Microsoft is pushing AI execution down to the device with new small language models designed for local AI workflows. Aion 1.0 Instruct focuses on fast everyday tasks such as summarization and rewriting, while Aion 1.0 Plan targets more advanced reasoning and tool use for agent-style workflows. Because these local AI models run on Windows across CPUs and GPUs, developers can prototype AI features and build agent-driven tools without always depending on cloud endpoints. The new Intelligent Terminal builds on this by adding context-aware AI assistance directly inside Windows Terminal. It can explain errors, draft commands, or chain multi-step tasks while developers stay in the command line. Together, these features make AI-assisted development feel like part of the core Windows developer experience instead of a separate IDE plugin or browser tool, and they help keep workflows local when latency, privacy, or offline work are priorities.

WSL Linux Integration and Containers Move Closer to the Desktop

On the Linux side, enhanced WSL Linux integration is aimed at cross-platform development and container-heavy workflows. Microsoft is expanding the Windows Subsystem for Linux ecosystem with WSL containers, providing a built-in CLI and API to run Linux containers directly on Windows without a full virtual machine. This shifts Open Container Initiative-style workloads closer to native Windows developer tooling and reduces dependence on third-party desktop container products.
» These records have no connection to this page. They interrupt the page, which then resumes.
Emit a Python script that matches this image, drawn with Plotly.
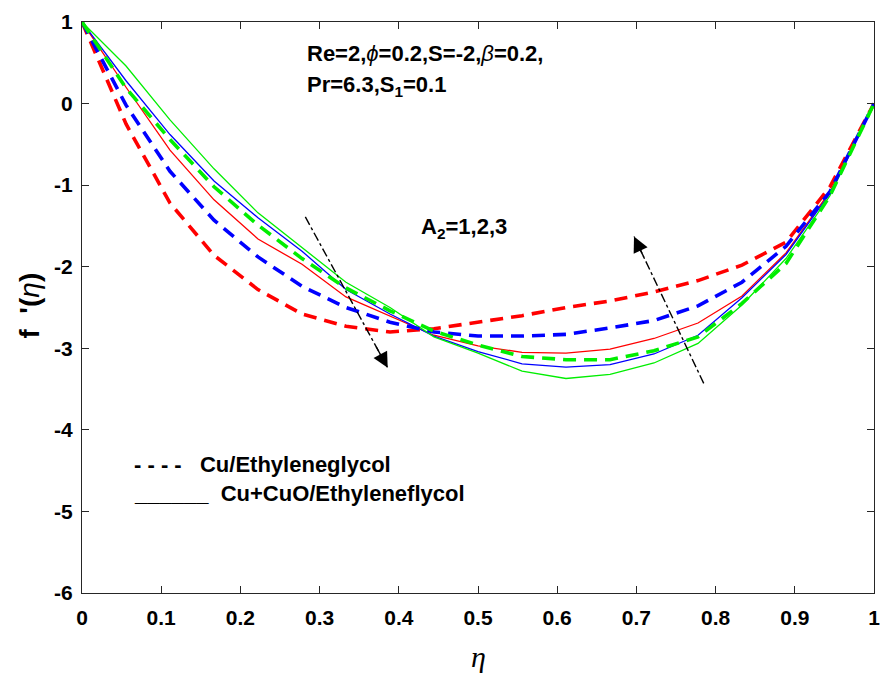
import plotly.graph_objects as go

# Similarity coordinate, sampled at 1/18 steps
eta = [0, 0.0556, 0.1111, 0.1667, 0.2222, 0.2778, 0.3333, 0.3889, 0.4444, 0.5,
       0.5556, 0.6111, 0.6667, 0.7222, 0.7778, 0.8333, 0.8889, 0.9444, 1.0]

# Cu / Ethylene glycol, A2 = 1, 2, 3
cu_a1 = [1.0, -0.25, -1.22, -1.86, -2.28, -2.58, -2.73, -2.80, -2.76, -2.68,
         -2.60, -2.50, -2.42, -2.31, -2.17, -1.98, -1.70, -1.02, 0.0]
cu_a2 = [1.0, -0.02, -0.83, -1.43, -1.88, -2.24, -2.50, -2.68, -2.80, -2.85,
         -2.85, -2.83, -2.75, -2.66, -2.48, -2.19, -1.75, -1.08, 0.0]
cu_a3 = [1.0, 0.19, -0.44, -1.02, -1.49, -1.90, -2.26, -2.54, -2.79, -2.96,
         -3.10, -3.14, -3.14, -3.03, -2.86, -2.45, -1.96, -1.13, 0.0]

# Cu+CuO / Ethylene glycol hybrid, A2 = 1, 2, 3
hy_a1 = [1.0, 0.20, -0.57, -1.18, -1.66, -1.97, -2.37, -2.61, -2.84, -2.97,
         -3.05, -3.06, -3.01, -2.88, -2.69, -2.36, -1.83, -1.08, 0.0]
hy_a2 = [1.0, 0.28, -0.38, -0.95, -1.40, -1.81, -2.28, -2.58, -2.85, -3.04,
         -3.19, -3.23, -3.20, -3.07, -2.84, -2.38, -1.85, -1.10, 0.0]
hy_a3 = [1.0, 0.46, -0.20, -0.80, -1.34, -1.77, -2.19, -2.50, -2.86, -3.06,
         -3.28, -3.37, -3.32, -3.18, -2.94, -2.47, -1.90, -1.13, 0.0]

colors = ["#ff0000", "#0000ff", "#00ee00"]

# Trend arrows (start -> tip) in data units
arrow_down = [(0.282, -1.39), (0.386, -3.24)]
arrow_up = [(0.785, -3.43), (0.697, -1.63)]

x_ticks = [0, 0.1, 0.2, 0.3, 0.4, 0.5, 0.6, 0.7, 0.8, 0.9, 1]
x_tick_text = ["0", "0.1", "0.2", "0.3", "0.4", "0.5", "0.6", "0.7", "0.8", "0.9", "1"]
y_ticks = [-6, -5, -4, -3, -2, -1, 0, 1]
y_tick_text = ["-6", "-5", "-4", "-3", "-2", "-1", "0", "1"]

fig = go.Figure()

for ys, c in zip([hy_a1, hy_a2, hy_a3], colors):
    fig.add_trace(go.Scatter(x=eta, y=ys, mode="lines",
                             line=dict(color=c, width=1.3), showlegend=False))
for ys, c in zip([cu_a1, cu_a2, cu_a3], colors):
    fig.add_trace(go.Scatter(x=eta, y=ys, mode="lines",
                             line=dict(color=c, width=3.6, dash="13px,8px"),
                             showlegend=False))

# dash-dot shafts of the trend arrows, with filled heads at the tips
for (x0, y0), (x1, y1) in [arrow_down, arrow_up]:
    fig.add_trace(go.Scatter(x=[x0, x1], y=[y0, y1], mode="lines",
                             line=dict(color="black", width=1.4, dash="dashdot"),
                             showlegend=False))
    fig.add_annotation(x=x1, y=y1, ax=x0 + (x1 - x0) * 0.85, ay=y0 + (y1 - y0) * 0.85,
                       xref="x", yref="y", axref="x", ayref="y", text="",
                       showarrow=True, arrowhead=2, arrowsize=2.2, arrowwidth=1.4,
                       arrowcolor="black")

font_txt = dict(family="Liberation Sans, Arial, sans-serif", size=22, color="black")

fig.add_annotation(x=0.282, y=0.62, xref="x", yref="y", xanchor="left", yanchor="middle",
                   showarrow=False, font=font_txt,
                   text="<b>Re=2,</b><i>ϕ</i><b>=0.2,S=-2,</b><i>β</i><b>=0.2,</b>")
fig.add_annotation(x=0.282, y=0.21, xref="x", yref="y", xanchor="left", yanchor="middle",
                   showarrow=False, font=font_txt,
                   text="<b>Pr=6.3,S<sub>1</sub>=0.1</b>")
fig.add_annotation(x=0.426, y=-1.52, xref="x", yref="y", xanchor="left", yanchor="middle",
                   showarrow=False, font=font_txt,
                   text="<b>A<sub>2</sub>=1,2,3</b>")
fig.add_annotation(x=0.063, y=-4.43, xref="x", yref="y", xanchor="left", yanchor="middle",
                   showarrow=False, font=font_txt,
                   text="<b>- - - - &nbsp; Cu/Ethyleneglycol</b>")
fig.add_annotation(x=0.063, y=-4.78, xref="x", yref="y", xanchor="left", yanchor="middle",
                   showarrow=False, font=font_txt,
                   text="<b>______  Cu+CuO/Ethyleneflycol</b>")

# axis titles
fig.add_annotation(x=0.5, y=-0.112, xref="paper", yref="paper", xanchor="center",
                   yanchor="middle", showarrow=False, text="<i>η</i>",
                   font=dict(family="Liberation Serif, Times New Roman, serif", size=30,
                             color="black"))
fig.add_annotation(x=-0.066, y=0.503, xref="paper", yref="paper", xanchor="center",
                   yanchor="middle", showarrow=False, textangle=-90,
                   text="<b>f&nbsp; '(</b><i>η</i><b>)</b>",
                   font=dict(family="Liberation Sans, Arial", size=28, color="black"))

tick_font = dict(family="Liberation Sans, Arial", size=21, color="black", weight="bold")

fig.update_xaxes(range=[0, 1], tickvals=x_ticks, ticktext=[f"<b>{t}</b>" for t in x_tick_text],
                 ticks="inside", ticklen=7, tickcolor="#262626", ticklabelstandoff=6,
                 showline=True, linecolor="#262626", linewidth=1.2, mirror="ticks",
                 showgrid=False, zeroline=False, tickfont=tick_font)
fig.update_yaxes(range=[-6, 1], tickvals=y_ticks, ticktext=[f"<b>{t}</b>" for t in y_tick_text],
                 ticks="inside", ticklen=7, tickcolor="#262626", ticklabelstandoff=4,
                 showline=True, linecolor="#262626", linewidth=1.2, mirror="ticks",
                 showgrid=False, zeroline=False, tickfont=tick_font)

fig.update_layout(width=890, height=679, plot_bgcolor="white", paper_bgcolor="white",
                  margin=dict(l=82, r=10, t=14, b=86), showlegend=False)

fig.write_html("out.html")
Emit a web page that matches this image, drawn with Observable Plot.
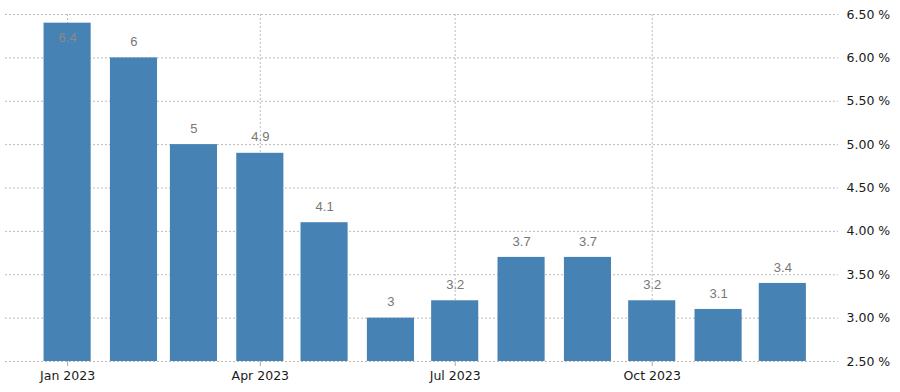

According to WinBuzzer’s report on Hayden Barnes’ Azure Linux Desktop prototype, WSL containers already power experimental scenarios where an Azure Linux 4.0 desktop, running XFCE and XRDP, appears in a Windows window through Remote Desktop Protocol plumbing. While Barnes stresses that “it is a toy,” the prototype shows how the upcoming wslc layer can host a complete Linux GUI environment. For everyday developers, this deeper WSL integration promises smoother Linux tooling, better policy control, and fewer context switches between separate Linux hosts and Windows.

Agent Security, Governance, and Time-to-Productivity Gains

As Windows becomes an AI agent platform, Microsoft is pairing new capabilities with security controls. Microsoft Execution Containers (MXC) introduce a policy-driven execution layer that defines what agents can access at runtime, spanning files, networks, and system resources with a spectrum of isolation levels. Agent 365 with MXC is planned to extend protections from Microsoft security services such as Defender, Entra, Intune, and Purview to local AI agents, giving enterprises a familiar governance stack for on-device AI. These controls matter because developer tools like Intelligent Terminal and Windows Development Skills encourage more agent involvement in coding and automation. By pairing developer setup automation, WSL Linux integration, and local AI models with enforceable guardrails, the platform aims to shorten the path from bare-metal Windows to a secure, ready-to-code environment. The shared theme is reducing friction: less time on initial configuration, clearer governance for AI, and smoother movement between Windows and Linux workflows.